Listed entries:
-----

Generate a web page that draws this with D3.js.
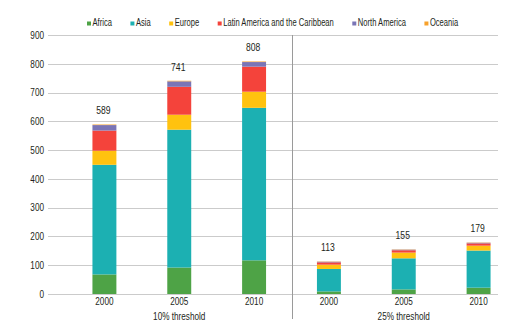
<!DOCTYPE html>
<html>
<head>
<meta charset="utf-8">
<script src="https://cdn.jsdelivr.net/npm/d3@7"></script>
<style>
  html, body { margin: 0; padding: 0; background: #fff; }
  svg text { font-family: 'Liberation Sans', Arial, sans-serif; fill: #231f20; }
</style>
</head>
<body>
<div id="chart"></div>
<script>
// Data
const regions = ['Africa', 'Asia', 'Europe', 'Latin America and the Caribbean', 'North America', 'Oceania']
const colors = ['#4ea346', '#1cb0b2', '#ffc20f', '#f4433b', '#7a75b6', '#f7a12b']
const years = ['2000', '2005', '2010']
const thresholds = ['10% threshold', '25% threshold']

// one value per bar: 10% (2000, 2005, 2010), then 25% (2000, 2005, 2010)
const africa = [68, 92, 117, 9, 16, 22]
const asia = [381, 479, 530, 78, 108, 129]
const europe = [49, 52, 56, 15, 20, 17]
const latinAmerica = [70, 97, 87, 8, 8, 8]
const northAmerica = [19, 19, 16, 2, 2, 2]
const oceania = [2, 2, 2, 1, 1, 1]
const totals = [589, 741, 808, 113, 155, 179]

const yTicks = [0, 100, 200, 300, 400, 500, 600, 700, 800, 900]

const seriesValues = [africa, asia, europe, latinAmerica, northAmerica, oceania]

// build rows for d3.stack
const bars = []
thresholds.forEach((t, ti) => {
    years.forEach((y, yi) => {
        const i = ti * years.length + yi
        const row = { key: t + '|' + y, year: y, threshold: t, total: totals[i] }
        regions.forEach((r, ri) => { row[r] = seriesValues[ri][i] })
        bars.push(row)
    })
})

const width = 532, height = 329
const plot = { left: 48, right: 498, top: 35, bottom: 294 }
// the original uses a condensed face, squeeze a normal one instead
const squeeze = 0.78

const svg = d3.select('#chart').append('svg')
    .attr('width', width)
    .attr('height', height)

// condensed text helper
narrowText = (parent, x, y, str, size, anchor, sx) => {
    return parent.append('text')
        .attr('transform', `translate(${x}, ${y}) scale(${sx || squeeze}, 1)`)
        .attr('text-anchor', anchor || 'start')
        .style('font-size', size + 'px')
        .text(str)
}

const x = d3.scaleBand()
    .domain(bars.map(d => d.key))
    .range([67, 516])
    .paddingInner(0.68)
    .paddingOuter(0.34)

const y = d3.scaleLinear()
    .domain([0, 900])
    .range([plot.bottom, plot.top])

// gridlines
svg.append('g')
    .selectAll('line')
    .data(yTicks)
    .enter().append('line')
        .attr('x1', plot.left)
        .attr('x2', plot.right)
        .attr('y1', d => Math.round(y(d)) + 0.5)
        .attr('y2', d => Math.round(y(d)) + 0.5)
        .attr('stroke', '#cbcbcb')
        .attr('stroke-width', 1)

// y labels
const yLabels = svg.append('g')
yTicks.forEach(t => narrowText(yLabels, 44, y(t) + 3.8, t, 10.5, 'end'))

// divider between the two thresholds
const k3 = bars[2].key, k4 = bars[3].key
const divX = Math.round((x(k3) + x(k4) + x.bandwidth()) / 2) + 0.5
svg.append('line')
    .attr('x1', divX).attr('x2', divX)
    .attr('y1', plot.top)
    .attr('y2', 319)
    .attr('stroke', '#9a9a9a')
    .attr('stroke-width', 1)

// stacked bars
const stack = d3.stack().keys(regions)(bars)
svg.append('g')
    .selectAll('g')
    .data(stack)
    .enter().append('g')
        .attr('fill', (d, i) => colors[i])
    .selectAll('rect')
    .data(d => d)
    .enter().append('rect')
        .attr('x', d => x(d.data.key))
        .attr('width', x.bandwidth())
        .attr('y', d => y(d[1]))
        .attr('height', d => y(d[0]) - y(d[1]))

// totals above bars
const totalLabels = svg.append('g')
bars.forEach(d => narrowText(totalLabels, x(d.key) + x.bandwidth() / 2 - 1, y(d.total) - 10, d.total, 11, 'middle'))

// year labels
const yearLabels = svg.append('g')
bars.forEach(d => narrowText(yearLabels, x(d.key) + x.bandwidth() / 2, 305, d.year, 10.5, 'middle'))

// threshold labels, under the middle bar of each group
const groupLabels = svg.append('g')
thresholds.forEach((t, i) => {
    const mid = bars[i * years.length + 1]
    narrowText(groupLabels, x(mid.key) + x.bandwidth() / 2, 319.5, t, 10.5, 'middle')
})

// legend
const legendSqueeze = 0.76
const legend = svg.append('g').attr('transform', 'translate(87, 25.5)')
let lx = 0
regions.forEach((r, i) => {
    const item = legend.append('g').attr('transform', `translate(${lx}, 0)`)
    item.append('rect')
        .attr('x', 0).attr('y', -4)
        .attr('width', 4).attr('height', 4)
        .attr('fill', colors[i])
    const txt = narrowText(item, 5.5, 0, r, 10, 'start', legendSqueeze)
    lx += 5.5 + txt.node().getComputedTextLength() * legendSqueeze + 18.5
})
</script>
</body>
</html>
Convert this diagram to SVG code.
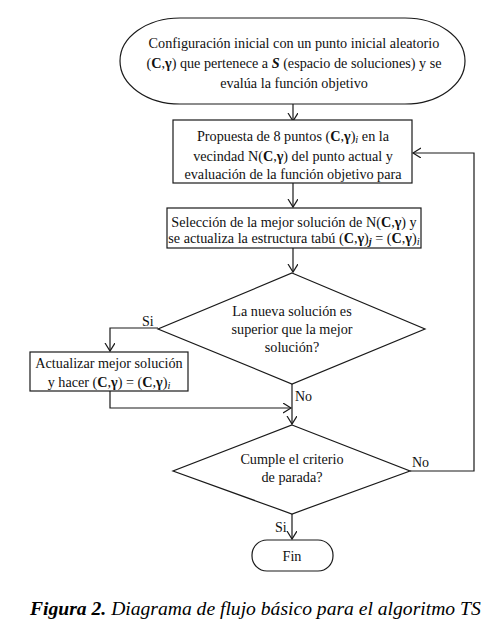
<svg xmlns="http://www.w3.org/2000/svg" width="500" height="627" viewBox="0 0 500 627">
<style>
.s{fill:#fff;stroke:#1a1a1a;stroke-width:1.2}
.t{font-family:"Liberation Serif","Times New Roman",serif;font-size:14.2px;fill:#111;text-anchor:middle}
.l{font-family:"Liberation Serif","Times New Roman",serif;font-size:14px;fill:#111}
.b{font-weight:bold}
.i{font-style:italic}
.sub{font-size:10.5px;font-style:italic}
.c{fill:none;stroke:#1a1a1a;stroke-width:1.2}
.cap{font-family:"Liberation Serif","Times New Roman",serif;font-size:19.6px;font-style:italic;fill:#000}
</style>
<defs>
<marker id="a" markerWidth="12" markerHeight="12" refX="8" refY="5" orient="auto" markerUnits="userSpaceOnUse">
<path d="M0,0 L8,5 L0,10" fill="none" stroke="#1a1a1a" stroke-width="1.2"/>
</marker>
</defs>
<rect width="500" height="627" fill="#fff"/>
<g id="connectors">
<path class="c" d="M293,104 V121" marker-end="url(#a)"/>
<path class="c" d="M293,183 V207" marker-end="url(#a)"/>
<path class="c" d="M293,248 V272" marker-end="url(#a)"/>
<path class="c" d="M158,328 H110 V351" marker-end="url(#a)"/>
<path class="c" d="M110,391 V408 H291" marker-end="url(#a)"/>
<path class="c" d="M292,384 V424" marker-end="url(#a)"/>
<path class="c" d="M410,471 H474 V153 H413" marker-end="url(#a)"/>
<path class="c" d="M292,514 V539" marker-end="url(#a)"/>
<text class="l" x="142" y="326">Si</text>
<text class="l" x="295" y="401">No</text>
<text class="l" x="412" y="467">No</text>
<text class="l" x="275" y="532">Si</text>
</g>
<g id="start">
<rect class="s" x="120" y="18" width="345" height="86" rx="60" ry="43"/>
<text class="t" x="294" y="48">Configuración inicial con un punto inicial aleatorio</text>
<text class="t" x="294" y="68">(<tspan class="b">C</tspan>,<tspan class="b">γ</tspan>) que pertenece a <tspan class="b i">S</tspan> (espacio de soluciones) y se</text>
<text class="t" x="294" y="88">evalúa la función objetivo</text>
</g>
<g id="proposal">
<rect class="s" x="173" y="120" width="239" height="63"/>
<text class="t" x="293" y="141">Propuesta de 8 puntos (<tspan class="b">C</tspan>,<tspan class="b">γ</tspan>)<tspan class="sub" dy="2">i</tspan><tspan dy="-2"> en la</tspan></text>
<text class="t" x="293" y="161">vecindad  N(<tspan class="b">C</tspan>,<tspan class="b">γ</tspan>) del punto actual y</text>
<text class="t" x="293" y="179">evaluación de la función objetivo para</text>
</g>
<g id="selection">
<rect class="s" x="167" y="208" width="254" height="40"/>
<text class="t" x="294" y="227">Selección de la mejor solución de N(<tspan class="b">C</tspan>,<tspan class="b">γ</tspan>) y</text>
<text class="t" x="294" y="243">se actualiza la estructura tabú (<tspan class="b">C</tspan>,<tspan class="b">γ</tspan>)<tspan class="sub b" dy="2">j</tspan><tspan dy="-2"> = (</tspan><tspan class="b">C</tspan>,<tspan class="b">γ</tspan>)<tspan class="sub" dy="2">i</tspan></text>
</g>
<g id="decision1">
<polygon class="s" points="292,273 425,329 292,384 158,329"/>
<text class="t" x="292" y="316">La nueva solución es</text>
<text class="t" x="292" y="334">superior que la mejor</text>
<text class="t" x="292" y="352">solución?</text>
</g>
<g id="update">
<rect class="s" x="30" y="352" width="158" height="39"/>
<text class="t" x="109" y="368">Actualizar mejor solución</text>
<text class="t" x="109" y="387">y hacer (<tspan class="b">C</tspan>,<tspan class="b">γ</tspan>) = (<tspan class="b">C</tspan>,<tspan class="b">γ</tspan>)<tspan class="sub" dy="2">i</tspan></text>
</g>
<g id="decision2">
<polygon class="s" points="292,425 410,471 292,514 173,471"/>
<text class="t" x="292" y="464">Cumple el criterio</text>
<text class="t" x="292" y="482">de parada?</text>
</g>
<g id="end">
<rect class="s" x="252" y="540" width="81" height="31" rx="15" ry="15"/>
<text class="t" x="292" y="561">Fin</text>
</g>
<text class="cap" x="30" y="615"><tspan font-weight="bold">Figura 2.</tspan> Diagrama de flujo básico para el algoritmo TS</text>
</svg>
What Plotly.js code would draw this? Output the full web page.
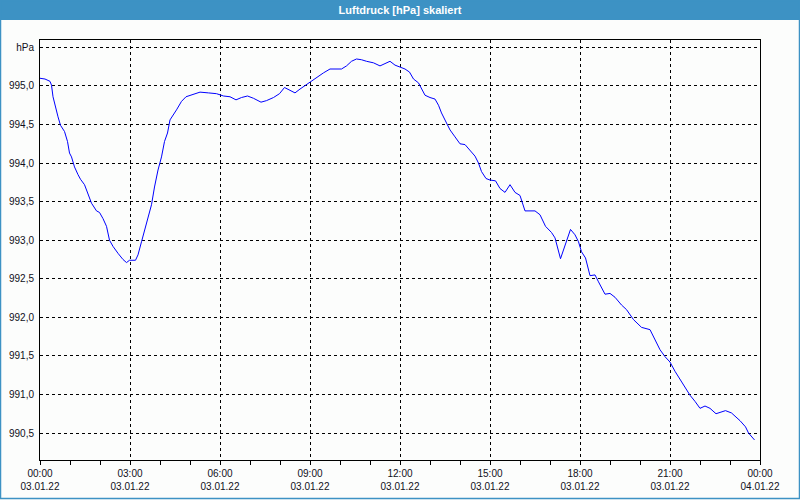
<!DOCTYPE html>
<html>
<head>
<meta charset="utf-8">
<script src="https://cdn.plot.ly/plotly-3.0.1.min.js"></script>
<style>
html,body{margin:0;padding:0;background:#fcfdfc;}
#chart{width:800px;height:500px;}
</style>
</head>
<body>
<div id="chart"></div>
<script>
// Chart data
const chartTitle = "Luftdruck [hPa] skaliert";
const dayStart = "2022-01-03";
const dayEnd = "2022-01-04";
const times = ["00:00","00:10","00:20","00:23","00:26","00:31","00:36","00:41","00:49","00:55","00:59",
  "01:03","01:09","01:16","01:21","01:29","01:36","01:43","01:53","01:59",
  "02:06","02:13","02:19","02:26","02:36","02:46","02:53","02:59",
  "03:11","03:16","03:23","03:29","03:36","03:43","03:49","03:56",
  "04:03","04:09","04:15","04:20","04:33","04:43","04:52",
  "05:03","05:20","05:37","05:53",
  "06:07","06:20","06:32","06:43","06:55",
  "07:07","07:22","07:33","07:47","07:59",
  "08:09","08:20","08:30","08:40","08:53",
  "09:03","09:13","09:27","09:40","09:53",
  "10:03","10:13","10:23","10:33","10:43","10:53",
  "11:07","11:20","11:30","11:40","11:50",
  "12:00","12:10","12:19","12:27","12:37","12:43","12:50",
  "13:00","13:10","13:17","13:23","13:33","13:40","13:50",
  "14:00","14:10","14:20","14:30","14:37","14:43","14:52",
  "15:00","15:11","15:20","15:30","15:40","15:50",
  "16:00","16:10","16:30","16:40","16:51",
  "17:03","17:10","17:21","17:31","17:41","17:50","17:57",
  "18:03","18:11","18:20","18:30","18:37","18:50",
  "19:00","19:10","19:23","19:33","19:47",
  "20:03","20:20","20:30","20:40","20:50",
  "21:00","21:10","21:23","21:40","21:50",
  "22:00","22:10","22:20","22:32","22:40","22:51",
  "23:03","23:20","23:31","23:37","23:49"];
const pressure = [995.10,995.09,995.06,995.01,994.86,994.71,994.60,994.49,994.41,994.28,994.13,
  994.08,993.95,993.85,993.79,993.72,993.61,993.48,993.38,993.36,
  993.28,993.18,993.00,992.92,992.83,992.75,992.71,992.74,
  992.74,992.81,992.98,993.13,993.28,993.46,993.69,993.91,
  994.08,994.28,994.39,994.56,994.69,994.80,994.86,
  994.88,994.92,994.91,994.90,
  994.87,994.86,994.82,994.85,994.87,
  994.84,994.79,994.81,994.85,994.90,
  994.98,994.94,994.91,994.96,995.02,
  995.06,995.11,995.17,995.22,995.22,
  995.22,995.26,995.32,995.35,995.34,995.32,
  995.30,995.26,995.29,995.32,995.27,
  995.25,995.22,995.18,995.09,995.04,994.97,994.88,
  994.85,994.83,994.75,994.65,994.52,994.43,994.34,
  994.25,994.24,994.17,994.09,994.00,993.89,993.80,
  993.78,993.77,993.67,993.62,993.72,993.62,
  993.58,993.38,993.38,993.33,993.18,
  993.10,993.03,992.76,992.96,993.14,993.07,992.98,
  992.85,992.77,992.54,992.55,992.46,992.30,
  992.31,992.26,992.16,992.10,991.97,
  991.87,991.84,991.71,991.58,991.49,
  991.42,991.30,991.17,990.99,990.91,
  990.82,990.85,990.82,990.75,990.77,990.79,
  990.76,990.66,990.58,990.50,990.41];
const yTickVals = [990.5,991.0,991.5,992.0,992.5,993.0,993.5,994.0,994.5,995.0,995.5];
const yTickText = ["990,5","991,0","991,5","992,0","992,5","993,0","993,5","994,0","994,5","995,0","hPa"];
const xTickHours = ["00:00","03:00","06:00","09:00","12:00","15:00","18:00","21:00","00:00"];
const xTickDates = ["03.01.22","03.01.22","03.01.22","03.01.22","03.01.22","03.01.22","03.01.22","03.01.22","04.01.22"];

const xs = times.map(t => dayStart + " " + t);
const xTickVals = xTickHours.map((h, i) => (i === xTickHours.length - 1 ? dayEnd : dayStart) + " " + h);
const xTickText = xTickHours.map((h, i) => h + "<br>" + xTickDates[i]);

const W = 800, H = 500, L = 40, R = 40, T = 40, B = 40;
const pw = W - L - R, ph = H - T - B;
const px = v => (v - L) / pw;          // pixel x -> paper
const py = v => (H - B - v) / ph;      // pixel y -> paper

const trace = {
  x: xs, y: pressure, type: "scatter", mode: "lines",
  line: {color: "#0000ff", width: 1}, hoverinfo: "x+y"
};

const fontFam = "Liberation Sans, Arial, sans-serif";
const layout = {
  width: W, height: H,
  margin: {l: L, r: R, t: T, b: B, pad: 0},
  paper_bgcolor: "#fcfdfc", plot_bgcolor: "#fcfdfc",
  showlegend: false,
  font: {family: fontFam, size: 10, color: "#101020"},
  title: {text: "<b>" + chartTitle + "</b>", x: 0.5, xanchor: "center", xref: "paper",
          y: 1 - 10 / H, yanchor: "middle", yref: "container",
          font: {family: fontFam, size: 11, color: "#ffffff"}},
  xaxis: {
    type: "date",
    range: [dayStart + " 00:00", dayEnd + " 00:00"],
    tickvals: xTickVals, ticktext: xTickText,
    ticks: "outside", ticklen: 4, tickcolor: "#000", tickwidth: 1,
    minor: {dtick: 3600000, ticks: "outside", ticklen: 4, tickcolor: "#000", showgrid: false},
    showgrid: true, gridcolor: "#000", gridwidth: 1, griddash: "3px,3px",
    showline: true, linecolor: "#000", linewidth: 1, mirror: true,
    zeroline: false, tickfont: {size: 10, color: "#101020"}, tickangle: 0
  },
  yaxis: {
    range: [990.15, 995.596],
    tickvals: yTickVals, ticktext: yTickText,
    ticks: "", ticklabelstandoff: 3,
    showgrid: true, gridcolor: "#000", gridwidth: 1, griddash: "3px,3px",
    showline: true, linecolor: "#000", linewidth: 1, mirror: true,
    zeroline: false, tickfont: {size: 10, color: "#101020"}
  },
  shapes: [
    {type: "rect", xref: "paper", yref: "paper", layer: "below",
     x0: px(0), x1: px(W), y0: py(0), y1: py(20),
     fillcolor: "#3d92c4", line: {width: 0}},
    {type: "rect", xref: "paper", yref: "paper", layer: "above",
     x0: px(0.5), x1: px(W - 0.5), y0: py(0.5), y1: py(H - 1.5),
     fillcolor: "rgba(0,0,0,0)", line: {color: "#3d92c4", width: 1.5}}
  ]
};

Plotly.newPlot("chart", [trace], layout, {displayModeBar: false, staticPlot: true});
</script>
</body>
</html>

-----

Written exercise:
Set down word for word the lines from the first entry through the line with "700, 800, 900]", both included, omitting pictures.

Exercise response:
Generate a web page that draws this with D3.js.
<!DOCTYPE html>
<html>
<head>
<meta charset="utf-8">
<script src="https://cdn.jsdelivr.net/npm/d3@7"></script>
<style>
  html, body { margin: 0; padding: 0; background: #fff; }
  svg text { font-family: 'Liberation Sans', Arial, sans-serif; fill: #231f20; }
</style>
</head>
<body>
<div id="chart"></div>
<script>
// Data
const regions = ['Africa', 'Asia', 'Europe', 'Latin America and the Caribbean', 'North America', 'Oceania']
const colors = ['#4ea346', '#1cb0b2', '#ffc20f', '#f4433b', '#7a75b6', '#f7a12b']
const years = ['2000', '2005', '2010']
const thresholds = ['10% threshold', '25% threshold']

// one value per bar: 10% (2000, 2005, 2010), then 25% (2000, 2005, 2010)
const africa = [68, 92, 117, 9, 16, 22]
const asia = [381, 479, 530, 78, 108, 129]
const europe = [49, 52, 56, 15, 20, 17]
const latinAmerica = [70, 97, 87, 8, 8, 8]
const northAmerica = [19, 19, 16, 2, 2, 2]
const oceania = [2, 2, 2, 1, 1, 1]
const totals = [589, 741, 808, 113, 155, 179]

const yTicks = [0, 100, 200, 300, 400, 500, 600, 700, 800, 900]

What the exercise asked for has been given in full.